Drummond e o futebol


Arnaldo Niskier

Foi uma pena o poeta mineiro Carlos Drummond de Andrade não ter desejado entrar para a Academia Brasileira de Letras. Dizia que não tinha jeito para pedir votos. Comigo chegou a encrencar, uma vez, porque não votei num amigo dele para ganhar o Prêmio Golfinho de Ouro. Eu não sabia deste seu empenho.
 
Contei essa história no programa “Globo Esportes”, enquanto o ex-craque Júnior falava de outras coisas, ligadas ao livro “Quando é dia de futebol”, com as crônicas do Correio da Manhã e do Jornal do Brasil, escritas pelo grande poeta. Edição da Companhia das  Letras.
 
Aliás, quero recordar alguns episódios dos tempos de cronista do Drummond, vascaíno doente e mais doente ainda torcedor do Atlético Mineiro. Ele acompanhava com grande interesse a seleção brasileira de todas as Copas disputadas a partir de 1958, quando vencemos na Suécia. Fã incondicional do Pelé, sempre elogiou a cuca do Zagallo, meu amigo dos tempos do América F.C., na rua Campos Sales.
 
Em “Poesia errante”, ele disse que futebol se joga na alma. E que espiávamos por uma frincha, rosa aberta ao pé de Garrincha,  pois “a beleza é graça divina”. Para cada jogador, uma frase sensível e inteligente.
 
O lexicólogo Evanildo  Bechara me pediu o livro do Drummond, em que colho mais essa frase: “O futebol trouxe ao proletário urbano e rural a chave do autoconhecimento, habilitando-o a uma ascensão a que o simples trabalho não dera ensejo.” É claro que  vou ceder  essa preciosidade ao amigo de longa data.

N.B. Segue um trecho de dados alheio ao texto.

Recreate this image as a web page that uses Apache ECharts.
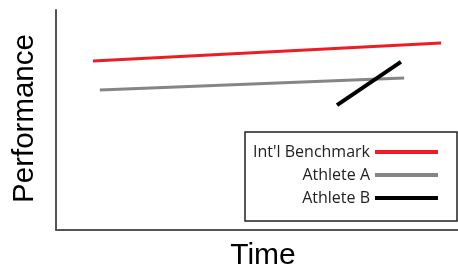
<!DOCTYPE html>
<html>
<head>
<meta charset="utf-8">
<script src="https://cdn.jsdelivr.net/npm/echarts@6/dist/echarts.min.js"></script>
<style>
  html, body { margin: 0; padding: 0; background: #fff; }
  #main { width: 458px; height: 265px; }
</style>
</head>
<body>
<div id="main"></div>
<script>
// series values (time %, performance %)
const seriesNames = ["Int'l Benchmark", "Athlete A", "Athlete B"];
const benchmark = [[9.2, 76.8], [95.8, 85.0]];
const athleteA = [[10.9, 63.6], [86.6, 69.1]];
const athleteB = [[69.9, 56.8], [85.8, 76.4]];
const colors = ["#ee1c25", "#858585", "#000000"];
const widths = [3, 3, 4];

let myChart = echarts.init(document.querySelector("#main"));

const dataList = [benchmark, athleteA, athleteB];

let option = {
  animation: false,
  grid: { left: 56, right: 0, top: 10, bottom: 35, containLabel: false, outerBoundsMode: "none" },
  xAxis: {
    type: "value",
    min: 0,
    max: 100,
    name: "Time",
    nameLocation: "middle",
    nameGap: 11,
    nameTextStyle: { fontFamily: "Liberation Sans", fontSize: 30, color: "#000", verticalAlign: "top", padding: [0, 0, 0, 12] },
    axisLine: { show: true, lineStyle: { color: "#555", width: 2 } },
    axisTick: { show: false },
    axisLabel: { show: false },
    splitLine: { show: false }
  },
  yAxis: {
    type: "value",
    min: 0,
    max: 100,
    name: "Performance",
    nameLocation: "middle",
    nameGap: 16,
    nameTextStyle: { fontFamily: "Liberation Sans", fontSize: 29.5, color: "#000", padding: [0, 0, 0, 3] },
    axisLine: { show: true, lineStyle: { color: "#555", width: 2 } },
    axisTick: { show: false },
    axisLabel: { show: false },
    splitLine: { show: false }
  },
  legend: {
    orient: "vertical",
    align: "right",
    right: 20,
    top: 144,
    padding: 0,
    itemGap: 7,
    itemWidth: 63,
    itemHeight: 4,
    icon: "rect",
    textStyle: { fontFamily: "Open Sans", fontSize: 16, color: "#222", lineHeight: 16 },
    data: seriesNames
  },
  graphic: [
    {
      type: "rect",
      shape: { x: 245, y: 132, width: 212, height: 89 },
      style: { fill: "#fff", stroke: "#222", lineWidth: 1.5 },
      z: 0
    }
  ],
  series: seriesNames.map((name, i) => ({
    name: name,
    type: "line",
    data: dataList[i],
    showSymbol: false,
    color: colors[i],
    lineStyle: { color: colors[i], width: widths[i] },
    z: 3
  }))
};

myChart.setOption(option);
</script>
</body>
</html>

Mais adiante, Drummond fala de Garrincha e de João Havelanche. E diz essa verdade: “Somos campeões do mundo, mas isso não nos deve torturar mais do que, por exemplo, as misérias do subdesenvolvimento. O campeão não é campeão 24  horas por dia.”
 
Ele faz da seleção campeã do mundo um verdadeiro ministério: “Um velhinho sabido como Nilton Santos fica certo na Justiça, para distribuí-la ou negá-la como de  mister, impor respeito e conduzir o jogo político.” Disse ele que quando era garoto adorava futebol de botão: “Um dia, acabei com os botões do quarto de costura de mamãe, e não havia outros em casa.”
E assim segue Drummond nas suas incríveis reminiscências.